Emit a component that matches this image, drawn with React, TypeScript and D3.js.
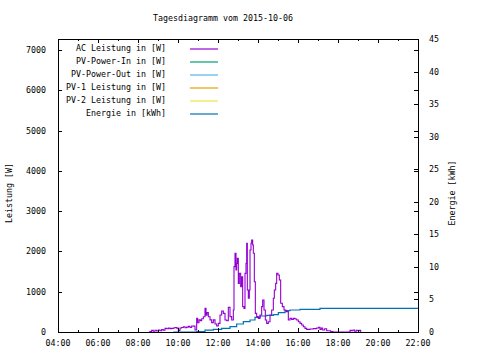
import React from "react";
import * as d3 from "d3";

// chart values
const TITLE = "Tagesdiagramm vom 2015-10-06";

const X_TICKS = ["04:00", "06:00", "08:00", "10:00", "12:00", "14:00", "16:00", "18:00", "20:00", "22:00"];
const Y_TICKS = [0, 1000, 2000, 3000, 4000, 5000, 6000, 7000];
const Y2_TICKS = [0, 5, 10, 15, 20, 25, 30, 35, 40, 45];

const LEGEND_LABELS = [
  "AC Leistung in [W]",
  "PV-Power-In in [W]",
  "PV-Power-Out in [W]",
  "PV-1 Leistung in [W]",
  "PV-2 Leistung in [W]",
  "Energie in [kWh]",
];
const LEGEND_COLORS = ["#9400d3", "#009e73", "#56b4e9", "#e69f00", "#f0e442", "#0072b2"];

const AC_TIMES = [
  "08:34", "08:41", "08:46", "08:51", "08:56", "09:01", "09:06", "09:11", "09:16", "09:21",
  "09:26", "09:31", "09:36", "09:41", "09:46", "09:51", "09:56", "10:01", "10:06", "10:11",
  "10:16", "10:21", "10:26", "10:31", "10:36", "10:41", "10:46", "10:51", "10:56", "10:59",
  "11:03", "11:07", "11:11", "11:16", "11:21", "11:24", "11:27", "11:31", "11:36", "11:41",
  "11:46", "11:51", "11:56", "12:01", "12:06", "12:11", "12:16", "12:21", "12:26", "12:31",
  "12:36", "12:41", "12:46", "12:48", "12:51", "12:54", "12:56", "12:58", "13:01", "13:04",
  "13:08", "13:11", "13:14", "13:18", "13:21", "13:24", "13:26", "13:28", "13:31", "13:34",
  "13:36", "13:39", "13:41", "13:44", "13:46", "13:49", "13:52", "13:56", "14:01", "14:06",
  "14:11", "14:14", "14:18", "14:22", "14:26", "14:31", "14:36", "14:41", "14:46", "14:49",
  "14:53", "14:56", "15:00", "15:04", "15:08", "15:13", "15:18", "15:24", "15:31", "15:36",
  "15:41", "15:46", "15:51", "15:56", "16:01", "16:06", "16:11", "16:16", "16:21", "16:26",
  "16:36", "16:46", "16:56", "17:02", "17:06", "17:10", "17:14", "17:20", "17:26", "17:32",
  "17:38", "17:45", "18:00", "18:30", "18:36", "18:40", "18:45", "18:50", "18:55", "19:00",
  "19:05", "19:08",
];
const AC_WATTS = [
  10, 40, 20, 45, 25, 50, 30, 60, 45, 90,
  80, 95, 85, 90, 100, 110, 95, 40, 100, 110,
  130, 105, 120, 140, 110, 150, 145, 50, 340, 230,
  300, 280, 330, 380, 590, 420, 480, 380, 300, 232,
  300, 199, 149, 215, 422, 521, 463, 298, 281, 612,
  381, 298, 546, 1622, 1953, 1539, 1704, 1828, 1208, 1456,
  1125, 1373, 629, 587, 1456, 1704, 2200, 1042, 836, 1042,
  2035, 2201, 2283, 2159, 1953, 1249, 463, 381, 339, 422,
  629, 794, 546, 298, 215, 256, 422, 546, 836, 1042,
  1208, 1456, 1415, 1291, 712, 629, 546, 505, 298, 339,
  314, 339, 323, 298, 256, 215, 174, 132, 91, 66,
  74, 83, 99, 116, 66, 99, 50, 80, 30, 30,
  10, 0, 0, 0, 40, 33, 50, 20, 45, 30,
  40, 0,
];

const ENERGY_TIMES = [
  "09:46", "10:56", "11:21", "11:46", "12:11", "12:36", "12:56", "13:16", "13:36", "13:51",
  "14:06", "14:26", "14:46", "15:01", "15:21", "15:36", "16:06", "17:06", "22:00",
];
const ENERGY_KWH = [
  0, 0.05, 0.3, 0.41, 0.56, 0.82, 1.23, 1.59, 1.84, 2.25,
  2.46, 2.56, 2.66, 2.97, 3.28, 3.38, 3.48, 3.64, 3.64,
];

const W = 480;
const H = 360;
const plot = { left: 58, right: 418, top: 39, bottom: 332 };
const FONT = "'DejaVu Sans Mono', monospace";
const FS = 8.3;

const toMin = (s: string) => {
  const [h, m] = s.split(":").map(Number);
  return h * 60 + m;
};

export default function App() {
  const x = d3.scaleLinear().domain([toMin("04:00"), toMin("22:00")]).range([plot.left, plot.right]);
  const y = d3.scaleLinear().domain([0, 7272]).range([plot.bottom, plot.top]);
  const y2 = d3.scaleLinear().domain([0, 45]).range([plot.bottom, plot.top]);

  const acData = AC_TIMES.map((t, i) => [toMin(t), AC_WATTS[i]] as [number, number]);
  const enData = ENERGY_TIMES.map((t, i) => [toMin(t), ENERGY_KWH[i]] as [number, number]);

  const acLine = d3.line<[number, number]>().x(d => x(d[0])).y(d => y(d[1])).curve(d3.curveStepAfter);
  const enLine = d3.line<[number, number]>().x(d => x(d[0])).y(d => y2(d[1])).curve(d3.curveStepAfter);

  // hourly ticks on the time axis, every 2h labelled
  const hourTicks = d3.range(toMin("04:00"), toMin("22:00") + 1, 60);

  const r = (v: number) => Math.round(v) + 0.5;

  return (
    <svg
      width={W}
      height={H}
      style={{ position: "absolute", left: 0, top: 0, background: "#fff" }}
      fontFamily={FONT}
      fontSize={FS}
    >
      <text x={223} y={21} textAnchor="middle" fill="#000">{TITLE}</text>

      {/* data */}
      <path d={enLine(enData) || ""} fill="none" stroke={LEGEND_COLORS[5]} strokeWidth={1.2} />
      <path d={acLine(acData) || ""} fill="none" stroke={LEGEND_COLORS[0]} strokeWidth={1.1} />

      <g shapeRendering="crispEdges" stroke="#000" strokeWidth={1}>
        {/* x ticks bottom and top */}
        {hourTicks.map((t, i) => {
          const len = i % 2 === 0 ? 4 : 2;
          const xx = r(x(t));
          return (
            <g key={"xt" + t}>
              <line x1={xx} x2={xx} y1={plot.bottom} y2={plot.bottom - len} />
              <line x1={xx} x2={xx} y1={plot.top} y2={plot.top + len} />
            </g>
          );
        })}
        {/* left ticks, mirrored on the right */}
        {Y_TICKS.map(v => {
          const yy = r(y(v));
          return (
            <g key={"yt" + v}>
              <line x1={plot.left} x2={plot.left + 4} y1={yy} y2={yy} />
              <line x1={plot.right} x2={plot.right - 4} y1={yy} y2={yy} />
            </g>
          );
        })}
        {Y2_TICKS.map(v => {
          const yy = r(y2(v));
          return <line key={"y2t" + v} x1={plot.right} x2={plot.right - 4} y1={yy} y2={yy} />;
        })}
        <rect
          x={plot.left + 0.5}
          y={plot.top + 0.5}
          width={plot.right - plot.left}
          height={plot.bottom - plot.top}
          fill="none"
        />
      </g>

      {/* tick labels */}
      {X_TICKS.map(s => (
        <text key={s} x={x(toMin(s))} y={346} textAnchor="middle" fill="#000">{s}</text>
      ))}
      {Y_TICKS.map(v => (
        <text key={"yl" + v} x={46} y={y(v) + 3} textAnchor="end" fill="#000">{v}</text>
      ))}
      {Y2_TICKS.map(v => (
        <text key={"y2l" + v} x={429} y={y2(v) + 3} textAnchor="start" fill="#000">{v}</text>
      ))}

      <text transform="translate(12,193) rotate(-90)" textAnchor="middle" fill="#000">Leistung [W]</text>
      <text transform="translate(455,193) rotate(-90)" textAnchor="middle" fill="#000">Energie [kWh]</text>

      {/* legend */}
      {LEGEND_LABELS.map((lab, i) => (
        <g key={lab}>
          <text x={166} y={50.5 + i * 13} textAnchor="end" fill="#000">{lab}</text>
          <line
            x1={190}
            x2={218}
            y1={49 + i * 13}
            y2={49 + i * 13}
            stroke={LEGEND_COLORS[i]}
            strokeWidth={1.2}
          />
        </g>
      ))}
    </svg>
  );
}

================

▶ **Exercise prompt**: Leave out the pictures, then repeat the listing above exactly from its first line to the line with "35, 40, 45];", inclusive.

▶ **Full response**:
Emit a component that matches this image, drawn with React, TypeScript and D3.js.
import React from "react";
import * as d3 from "d3";

// chart values
const TITLE = "Tagesdiagramm vom 2015-10-06";

const X_TICKS = ["04:00", "06:00", "08:00", "10:00", "12:00", "14:00", "16:00", "18:00", "20:00", "22:00"];
const Y_TICKS = [0, 1000, 2000, 3000, 4000, 5000, 6000, 7000];
const Y2_TICKS = [0, 5, 10, 15, 20, 25, 30, 35, 40, 45];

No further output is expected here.